Mit der Einführung der neuen Zivilprozessordnung 2010 wurden die Handelsgerichte einheitlich organisiert und eigentlich schien damit ihr Fortbestand gesichert. Nun werden sie aber – nach nur einem Jahr Praxis – in Frage gestellt. So zumindest kann man den «Hinweis an den Gesetzgeber» interpretieren, den das Bundesgericht im Jahresbericht veröffentlicht hat. Das höchste Gericht schlägt vor, das Gesetz so zu ändern, dass «Entscheide und Verfügungen der Handelsgerichte innerkantonal anfechtbar werden». Begründet wird der Wunsch mit der Zahl der Beschwerden ans Bundesgericht, die stark gestiegen seien.

Kalte Abschaffung?

Der Hintergrund der Geschichte: Im Kanton St. Gallen – wie auch in Zürich – wurde das Kassationsgericht, das genau diese Funktion einer zweiten kantonalen Instanz erfüllt hatte, gerade erst abgeschafft. Eine Wiedereinführung scheint unwahrscheinlich.

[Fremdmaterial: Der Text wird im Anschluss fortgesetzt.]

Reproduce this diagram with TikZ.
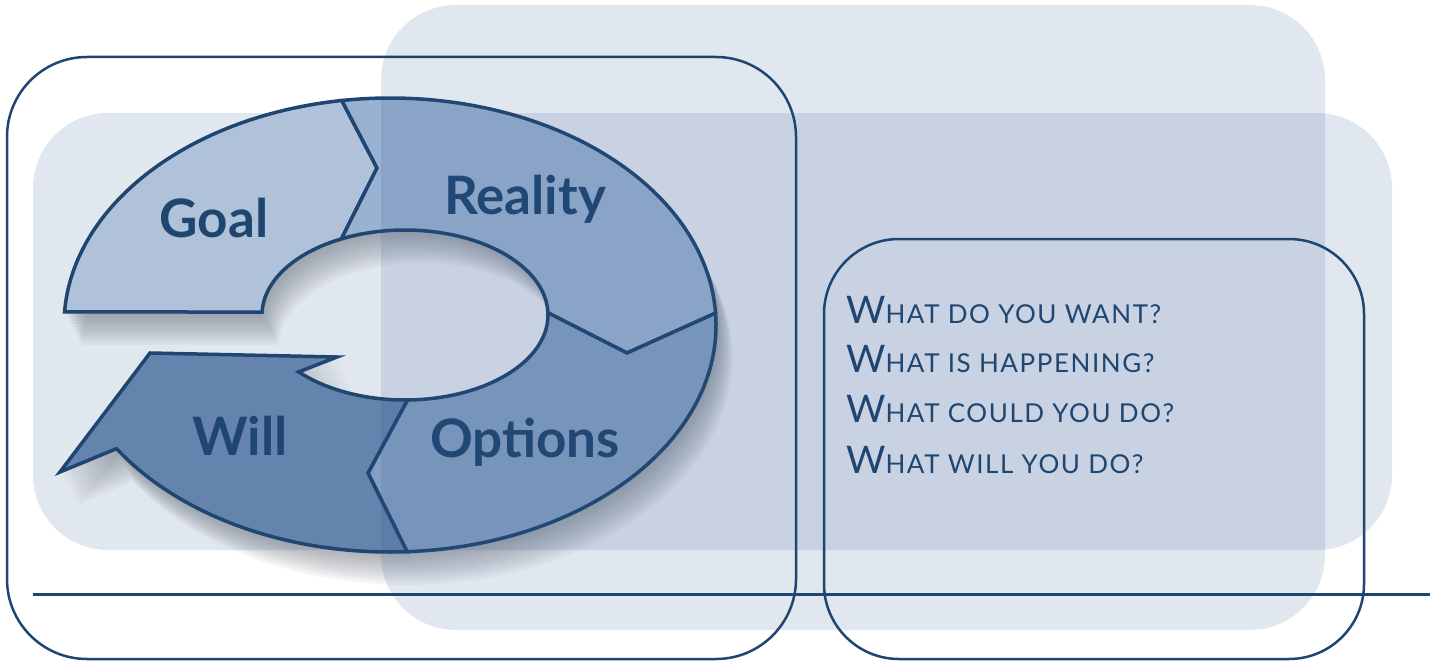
\documentclass[tikz,border=0pt]{standalone}
\usepackage{fontspec}
\newfontfamily\ringfont{Lato}
\newfontfamily\askfont{Lato}[LetterSpace=6]
\definecolor{navy}{HTML}{1F4571}
\definecolor{panelc}{HTML}{2E5590}
\definecolor{goalc}{HTML}{AFC2DA}
\definecolor{realc}{HTML}{9AB2D1}
\definecolor{optc}{HTML}{849FC3}
\definecolor{willc}{HTML}{6584AD}
\definecolor{shadowc}{HTML}{4A505C}

% fake small caps: first letter big, rest in upper case, smaller
\newcommand\smc[2]{{\fontsize{38}{40}\selectfont #1}{\fontsize{26}{30}\selectfont\MakeUppercase{#2}}}

% ring segments, pixel coordinates, y downwards
\newcommand\goalseg{([shift={(390,325)}]183.3:326 and 227) arc[start angle=183.3, end angle=261.5, x radius=326, y radius=227] -- (377,168) -- ([shift={(405,315)}]243.6:143 and 85) arc[start angle=243.6, end angle=182, x radius=143, y radius=85] -- cycle}
\newcommand\realseg{([shift={(390,325)}]261.5:326 and 227) arc[start angle=261.5, end angle=357, x radius=326, y radius=227] -- (627,353) -- ([shift={(405,315)}]358.5:143 and 85) arc[start angle=358.5, end angle=243.6, x radius=143, y radius=85] -- (377,168) -- cycle}
\newcommand\optseg{([shift={(390,325)}]-3:326 and 227) arc[start angle=-3, end angle=87, x radius=326, y radius=227] -- (368,473) -- ([shift={(405,315)}]89:143 and 85) arc[start angle=89, end angle=-1.5, x radius=143, y radius=85] -- (627,353) -- cycle}
\newcommand\willseg{([shift={(390,325)}]87:326 and 227) arc[start angle=87, end angle=147, x radius=326, y radius=227] -- (60,472) -- (150,353) -- (337,357) -- ([shift={(405,315)}]138:143 and 85) arc[start angle=138, end angle=89, x radius=143, y radius=85] -- (368,473) -- cycle}

\tikzset{
  panel/.style={fill=panelc, fill opacity=.14, rounded corners=75},
  frame/.style={draw=navy, line width=2.5pt, rounded corners=80},
  seg/.style={draw=navy, line width=3.5pt, line join=miter},
  lbl/.style={anchor=base, inner sep=0, text=navy, font=\ringfont\bfseries\fontsize{53}{56}\selectfont},
  ask/.style={anchor=base west, inner sep=0, text=navy, font=\askfont},
}

\begin{document}
\begin{tikzpicture}[x=1pt, y=-1pt]
  \useasboundingbox (0,0) rectangle (1438,661);

  % back panel, wide
  \fill[panel] (33,113) rectangle (1392,550);

  % soft shadow of the ring
  \foreach \k in {3,6,...,33} {
    \fill[shadowc, opacity=.05, shift={(0.5*\k,\k)}] \goalseg;
    \fill[shadowc, opacity=.05, shift={(0.5*\k,\k)}] \realseg;
    \fill[shadowc, opacity=.05, shift={(0.5*\k,\k)}] \optseg;
    \fill[shadowc, opacity=.05, shift={(0.5*\k,\k)}] \willseg;
  }

  % the ring
  \filldraw[seg, fill=goalc] \goalseg;
  \filldraw[seg, fill=realc] \realseg;
  \filldraw[seg, fill=optc] \optseg;
  \filldraw[seg, fill=willc] \willseg;

  \node[lbl] (goal) at (214,237) {Goal};
  \node[lbl] (reality) at (525,214) {Reality};
  \node[lbl] (will) at (240,455) {Will};
  \node[lbl] (options) at (525,457) {Options};

  % back panel, tall
  \fill[panel] (381,5) rectangle (1325,630);

  % frames and rule
  \draw[frame] (7,57) rectangle (796,659);
  \draw[frame, rounded corners=75] (824,239) rectangle (1364,659);
  \draw[navy, line width=3pt] (33,594) -- (1430,594);

  % questions
  \node[ask] (q1) at (846,323) {\smc{W}{hat do you want?}};
  \node[ask] (q2) at (846,372) {\smc{W}{hat is happening?}};
  \node[ask] (q3) at (846,422) {\smc{W}{hat could you do?}};
  \node[ask] (q4) at (846,473) {\smc{W}{hat will you do?}};
\end{tikzpicture}
\end{document}
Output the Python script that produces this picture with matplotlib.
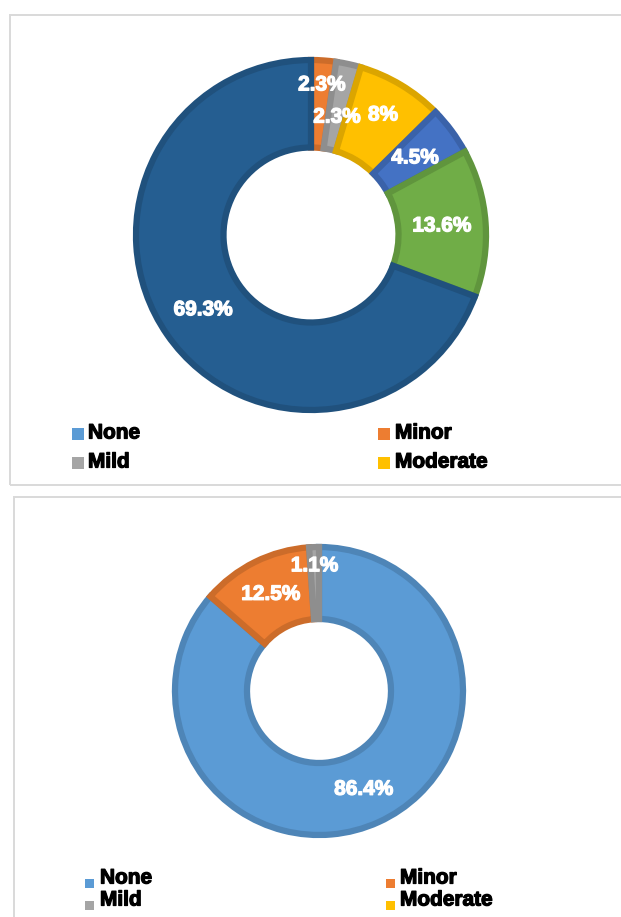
import matplotlib
matplotlib.use("Agg")
import matplotlib.pyplot as plt
import numpy as np
from matplotlib.patches import Rectangle
from matplotlib import colors as mcolors
from matplotlib import patheffects as pe

plt.rcParams["font.family"] = ["Liberation Sans", "DejaVu Sans"]

# ---- data ----
legend_names = ["None", "Minor", "Mild", "Moderate"]
legend_colors = ["#5B9BD5", "#ED7D31", "#A5A5A5", "#FFC000"]

top_values = [0.0, 2.3, 2.3, 8.0, 4.5, 13.6, 69.3]
top_labels = ["", "2.3%", "2.3%", "8%", "4.5%", "13.6%", "69.3%"]
top_colors = ["#5B9BD5", "#ED7D31", "#A5A5A5", "#FFC000", "#4472C4", "#70AD47", "#255E91"]

bottom_values = [86.4, 12.5, 1.1]
bottom_labels = ["86.4%", "12.5%", "1.1%"]
bottom_colors = ["#5B9BD5", "#ED7D31", "#A5A5A5"]

# radial placement of each value label (fraction of outer radius)
top_label_r = [0.75, 0.86, 0.69, 0.80, 0.74, 0.75, 0.75]
bottom_label_r = [0.75, 0.75, 0.87]

W, H = 621, 917
fig = plt.figure(figsize=(W / 100, H / 100), dpi=100)


def fx(x):
    return x / W


def fy(y):
    return 1 - y / H


def darker(c, f=0.86):
    r, g, b = mcolors.to_rgb(c)
    return (r * f, g * f, b * f)


def heavy(color, w=0.9):
    return [pe.withStroke(linewidth=w, foreground=color)]


def donut(cx, cy, r, values, labels, cols, label_r):
    ax = fig.add_axes([fx(cx - r), fy(cy + r), 2 * r / W, 2 * r / H])
    vals = np.array(values, dtype=float)
    keep = vals > 0
    v = vals[keep]
    c = [col for col, k in zip(cols, keep) if k]
    wedges, _ = ax.pie(v, colors=c, startangle=90, counterclock=False,
                       radius=1.0, wedgeprops=dict(width=0.5, linewidth=4.5))
    for w, col in zip(wedges, c):
        # border kept inside each segment only
        w.set_edgecolor(darker(col))
        w.set_clip_path(w)
    total = vals.sum()
    cum = 0.0
    for val, lab, rf in zip(vals, labels, label_r):
        if val > 0:
            theta = np.deg2rad(90 - 360 * (cum + val / 2) / total)
            ax.text(rf * np.cos(theta), rf * np.sin(theta), lab, color="white",
                    fontsize=15, fontweight="bold", ha="center", va="center",
                    path_effects=heavy("white"))
        cum += val
    ax.set_xlim(-1, 1)
    ax.set_ylim(-1, 1)
    ax.axis("off")
    return ax


def legend(rows, sq_x, txt_x, sq_size, sq_dy):
    for i, (name, col) in enumerate(zip(legend_names, legend_colors)):
        row, colidx = divmod(i, 2)
        y = rows[row]
        fig.patches.append(Rectangle((fx(sq_x[colidx]), fy(y + sq_dy + sq_size / 2)),
                                     sq_size / W, sq_size / H, facecolor=col,
                                     edgecolor="none", transform=fig.transFigure))
        fig.text(fx(txt_x[colidx]), fy(y), name, fontsize=15, fontweight="bold",
                 color="black", ha="left", va="center",
                 path_effects=heavy("black"))


# panel frames
for (x0, y0, x1, y1) in [(10, 15, 640, 485), (14, 497, 640, 940)]:
    fig.patches.append(Rectangle((fx(x0), fy(y1)), (x1 - x0) / W, (y1 - y0) / H,
                                 facecolor="none", edgecolor="#D9D9D9",
                                 linewidth=1.4, transform=fig.transFigure))

donut(311, 235, 175, top_values, top_labels, top_colors, top_label_r)
legend([433, 462], [72, 378], [88, 395], 12, 1)

donut(319, 691, 144, bottom_values, bottom_labels, bottom_colors, bottom_label_r)
legend([878, 900], [85, 386], [100, 400], 9, 5)

fig.savefig("out.png", dpi=100)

Der Vorstoss des Bundesgerichts könnte deshalb zu einer «kalten Abschaffung der Handelsgerichte» führen, wie der «Tages-Anzeiger» kürzlich vermutete. Daran glaubt man in St. Gallen allerdings nicht. Der Vorstoss des Bundesgerichts sei «eine grosse Überraschung», sagt Rolf Brunner, Präsident des St. Galler Handelsgerichts. Die Kritik weist er zurück – zumindest in bezug auf seine Institution: Es habe nur eine Beschwerde ans Bundesgericht mehr gegeben als im Vorjahr.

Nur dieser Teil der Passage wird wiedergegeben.